Orbital characteristics
- Epoch 23 March 2018 (JD 2458200.5)
- Uncertainty parameter 0
- Observation arc: 89.20 yr (32,582 d)
- Aphelion: 3.3423 AU
- Perihelion: 2.6963 AU
- Semi-major axis: 3.0193 AU
- Eccentricity: 0.1070
- Orbital period (sidereal): 5.25 yr (1,916 d)
- Mean anomaly: 326.70°
- Mean motion: 0° 11^{m} 16.44^{s} / day
- Inclination: 8.9911°
- Longitude of ascending node: 302.86°
- Argument of perihelion: 87.361°

Physical characteristics
- Mean diameter: 35.76±1.6 km 37.55±0.60 km 39.661±0.334 km 47.058±0.368 km
- Synodic rotation period: 82.5±0.5 h
- Geometric albedo: 0.0763±0.0097 0.097±0.023 0.128±0.005 0.1319±0.012
- Spectral type: S (Tholen) L (SDSS-MOC) B–V = 0.797 U–B = 0.447
- Absolute magnitude (H): 10.05

= 1112 Polonia =

Eoan asteroid

1112 Polonia (provisional designation ') is an Eoan asteroid from the outer regions of the asteroid belt, approximately 38 km in diameter. Discovered by Soviet astronomer Pelageya Shajn at Simeiz in 1928, it was the first asteroid discovery made by a woman. The L-type asteroid has a long rotation period of 82.5 hours, and was named for the country of Poland.

== Discovery ==

Polonia was first observed as at the German Heidelberg Observatory in December 1908. It was officially discovered on 15 August 1928, by Soviet astronomer Pelageya Shajn at the Simeiz Observatory on the Crimean peninsula. On the following night at Simeis, it was independently discovered by her college Grigory Neujmin. The Minor Planet Center only recognized the first discoverer.

Polonia was Shajn's first discovery; and the first asteroid discovery made by a woman, bringing a long-standing tradition – which began with the discovery of 1 Ceres in 1801 – of more than a thousand minor planet discoveries exclusively made by male astronomers, to an end.

== Orbit and classification ==

Polonia is a core member of the Eos family (606), the largest asteroid family of the outer main belt consisting of nearly 10,000 asteroids.

It orbits the Sun at a distance of 2.7–3.3 AU once every 5 years and 3 months (1,916 days; semi-major axis of 3.02 AU). Its orbit has an eccentricity of 0.11 and an inclination of 9° with respect to the ecliptic. The body's observation arc begins with its official discovery observation at Simeiz in 1928.

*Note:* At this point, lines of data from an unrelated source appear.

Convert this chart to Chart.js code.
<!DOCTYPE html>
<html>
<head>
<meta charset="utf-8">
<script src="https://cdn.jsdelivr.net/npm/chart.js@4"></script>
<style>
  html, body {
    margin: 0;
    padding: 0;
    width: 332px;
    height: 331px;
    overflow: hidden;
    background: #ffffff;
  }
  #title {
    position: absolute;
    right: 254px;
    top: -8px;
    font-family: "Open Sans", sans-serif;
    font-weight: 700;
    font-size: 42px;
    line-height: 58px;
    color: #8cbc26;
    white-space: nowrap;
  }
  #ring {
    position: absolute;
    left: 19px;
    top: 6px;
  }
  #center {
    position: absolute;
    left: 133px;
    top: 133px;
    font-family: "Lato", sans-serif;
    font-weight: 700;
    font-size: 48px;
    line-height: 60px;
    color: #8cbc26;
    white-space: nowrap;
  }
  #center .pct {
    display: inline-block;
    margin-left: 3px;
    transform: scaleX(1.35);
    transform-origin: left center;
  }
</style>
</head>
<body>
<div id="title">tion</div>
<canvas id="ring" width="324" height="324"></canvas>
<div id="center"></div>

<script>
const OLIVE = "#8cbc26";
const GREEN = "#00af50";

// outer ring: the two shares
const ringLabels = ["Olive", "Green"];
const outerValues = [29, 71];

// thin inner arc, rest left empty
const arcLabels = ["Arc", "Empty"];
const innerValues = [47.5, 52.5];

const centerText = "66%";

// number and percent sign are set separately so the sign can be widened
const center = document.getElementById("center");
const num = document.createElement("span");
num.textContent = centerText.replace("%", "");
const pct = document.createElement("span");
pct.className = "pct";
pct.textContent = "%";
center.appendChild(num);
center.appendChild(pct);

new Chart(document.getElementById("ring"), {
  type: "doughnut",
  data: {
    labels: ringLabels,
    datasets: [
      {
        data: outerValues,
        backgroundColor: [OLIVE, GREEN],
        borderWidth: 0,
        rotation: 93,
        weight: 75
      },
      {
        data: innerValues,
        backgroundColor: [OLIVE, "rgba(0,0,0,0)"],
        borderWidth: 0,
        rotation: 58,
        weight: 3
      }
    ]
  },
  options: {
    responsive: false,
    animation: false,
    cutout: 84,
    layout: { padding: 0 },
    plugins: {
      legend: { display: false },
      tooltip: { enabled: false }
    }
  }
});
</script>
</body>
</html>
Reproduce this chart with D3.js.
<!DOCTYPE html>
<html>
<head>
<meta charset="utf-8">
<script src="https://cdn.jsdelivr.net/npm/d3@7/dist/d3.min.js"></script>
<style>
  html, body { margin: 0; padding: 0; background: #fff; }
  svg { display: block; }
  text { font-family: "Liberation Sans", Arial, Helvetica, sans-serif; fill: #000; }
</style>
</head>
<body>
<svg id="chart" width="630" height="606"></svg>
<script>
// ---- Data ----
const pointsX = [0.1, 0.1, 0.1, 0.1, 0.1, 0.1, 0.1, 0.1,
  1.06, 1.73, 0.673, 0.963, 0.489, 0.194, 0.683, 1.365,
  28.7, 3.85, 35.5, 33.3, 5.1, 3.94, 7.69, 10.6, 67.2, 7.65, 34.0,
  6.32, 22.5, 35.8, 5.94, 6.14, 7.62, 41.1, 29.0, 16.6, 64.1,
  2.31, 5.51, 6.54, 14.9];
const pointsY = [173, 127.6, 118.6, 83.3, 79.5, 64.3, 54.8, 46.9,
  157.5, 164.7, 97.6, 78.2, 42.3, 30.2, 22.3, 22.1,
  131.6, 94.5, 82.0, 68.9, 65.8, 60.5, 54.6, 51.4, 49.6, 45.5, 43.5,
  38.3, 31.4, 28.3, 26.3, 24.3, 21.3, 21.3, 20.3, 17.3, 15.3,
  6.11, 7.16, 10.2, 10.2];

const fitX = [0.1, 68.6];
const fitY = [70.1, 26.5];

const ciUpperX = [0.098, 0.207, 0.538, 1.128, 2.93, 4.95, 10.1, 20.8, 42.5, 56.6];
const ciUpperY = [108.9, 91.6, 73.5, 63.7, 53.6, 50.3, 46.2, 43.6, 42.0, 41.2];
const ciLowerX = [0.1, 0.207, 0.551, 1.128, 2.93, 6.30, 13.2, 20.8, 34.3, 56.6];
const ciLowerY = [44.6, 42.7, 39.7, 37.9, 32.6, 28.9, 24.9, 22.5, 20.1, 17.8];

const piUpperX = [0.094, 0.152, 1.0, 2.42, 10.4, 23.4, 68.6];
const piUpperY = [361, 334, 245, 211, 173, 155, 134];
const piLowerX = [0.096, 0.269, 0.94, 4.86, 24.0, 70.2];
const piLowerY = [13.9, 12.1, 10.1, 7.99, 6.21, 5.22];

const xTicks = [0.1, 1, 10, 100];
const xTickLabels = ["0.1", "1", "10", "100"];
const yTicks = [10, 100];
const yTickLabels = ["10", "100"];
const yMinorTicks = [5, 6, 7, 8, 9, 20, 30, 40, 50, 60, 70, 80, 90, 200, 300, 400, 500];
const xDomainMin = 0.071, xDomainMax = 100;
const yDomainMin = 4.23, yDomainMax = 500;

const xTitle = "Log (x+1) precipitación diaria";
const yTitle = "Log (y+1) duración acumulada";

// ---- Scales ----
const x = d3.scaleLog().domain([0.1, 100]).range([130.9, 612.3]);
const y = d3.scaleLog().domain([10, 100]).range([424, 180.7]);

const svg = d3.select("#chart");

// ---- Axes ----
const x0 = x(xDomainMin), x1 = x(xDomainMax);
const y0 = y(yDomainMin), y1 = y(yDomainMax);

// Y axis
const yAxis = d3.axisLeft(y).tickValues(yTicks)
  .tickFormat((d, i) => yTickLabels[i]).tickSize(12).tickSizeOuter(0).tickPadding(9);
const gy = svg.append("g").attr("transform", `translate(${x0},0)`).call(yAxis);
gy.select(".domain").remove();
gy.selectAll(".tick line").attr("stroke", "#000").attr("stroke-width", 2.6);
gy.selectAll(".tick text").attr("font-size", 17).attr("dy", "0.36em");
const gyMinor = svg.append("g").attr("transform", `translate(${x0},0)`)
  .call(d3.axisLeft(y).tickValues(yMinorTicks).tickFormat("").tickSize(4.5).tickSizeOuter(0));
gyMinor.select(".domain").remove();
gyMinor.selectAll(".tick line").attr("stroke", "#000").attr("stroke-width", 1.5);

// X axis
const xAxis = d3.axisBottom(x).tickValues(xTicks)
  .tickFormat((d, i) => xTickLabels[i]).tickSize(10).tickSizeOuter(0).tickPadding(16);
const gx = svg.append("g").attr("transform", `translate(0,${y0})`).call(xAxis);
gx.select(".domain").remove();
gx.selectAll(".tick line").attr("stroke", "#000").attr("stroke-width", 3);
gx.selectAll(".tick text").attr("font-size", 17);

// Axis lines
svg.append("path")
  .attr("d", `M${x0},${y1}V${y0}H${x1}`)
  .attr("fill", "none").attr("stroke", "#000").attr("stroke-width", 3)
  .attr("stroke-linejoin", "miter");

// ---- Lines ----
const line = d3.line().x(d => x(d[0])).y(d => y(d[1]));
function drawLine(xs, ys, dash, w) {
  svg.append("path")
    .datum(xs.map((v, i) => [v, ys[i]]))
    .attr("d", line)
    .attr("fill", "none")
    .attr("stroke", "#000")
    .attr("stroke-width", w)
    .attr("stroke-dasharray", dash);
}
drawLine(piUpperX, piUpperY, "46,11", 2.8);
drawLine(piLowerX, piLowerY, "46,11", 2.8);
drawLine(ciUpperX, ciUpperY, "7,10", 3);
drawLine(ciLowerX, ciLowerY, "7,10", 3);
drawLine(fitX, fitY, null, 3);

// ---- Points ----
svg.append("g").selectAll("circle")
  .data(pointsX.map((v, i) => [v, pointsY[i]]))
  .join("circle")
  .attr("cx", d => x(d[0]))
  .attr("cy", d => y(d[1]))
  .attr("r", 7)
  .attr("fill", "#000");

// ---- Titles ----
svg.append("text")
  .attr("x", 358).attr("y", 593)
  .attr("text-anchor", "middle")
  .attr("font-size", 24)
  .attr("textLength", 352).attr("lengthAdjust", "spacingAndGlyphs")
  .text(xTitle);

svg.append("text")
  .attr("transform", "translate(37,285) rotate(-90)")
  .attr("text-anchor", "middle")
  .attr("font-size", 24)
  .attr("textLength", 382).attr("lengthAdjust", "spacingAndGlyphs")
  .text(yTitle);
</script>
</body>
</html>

== Physical characteristics ==

In the Tholen classification, Polonia is a common, stony S-type asteroid. In the more refined SDSS-based taxonomy, it is characterized as an uncommon L-type, which is similar to a K-type, the overall spectral type of the Eoan asteroids.

=== Rotation period ===

In October 2007, a rotational lightcurve of Polonia was obtained from photometric observations by American astronomer Brian Warner at his Palmer Divide Observatory in Colorado. Lightcurve analysis gave a long rotation period of 82.5 hours with a brightness amplitude of 0.20 magnitude (U=2). The asteroid's long period is close to that of a slow rotator.

=== Diameter and albedo ===

According to the surveys carried out by the Infrared Astronomical Satellite IRAS, the Japanese Akari satellite and the NEOWISE mission of NASA's Wide-field Infrared Survey Explorer, Polonia measures between 35.76 and 47.058 kilometers in diameter and its surface has an albedo between 0.0763 and 0.1319. The Collaborative Asteroid Lightcurve Link adopts the results obtained by IRAS, that is, an albedo of 0.1319 and a diameter of 35.76 kilometers based on an absolute magnitude of 10.05.

== Naming ==

This minor planet was named "Polonia", the Latin name for the European country of Poland. It is the first minor planet discovery made by a woman. The naming was proposed by L. Matkiewicz, an astronomer of Polish origin, who calculated the body's orbit. The official citation was mentioned in The Names of the Minor Planets by Paul Herget in 1955 (H 104).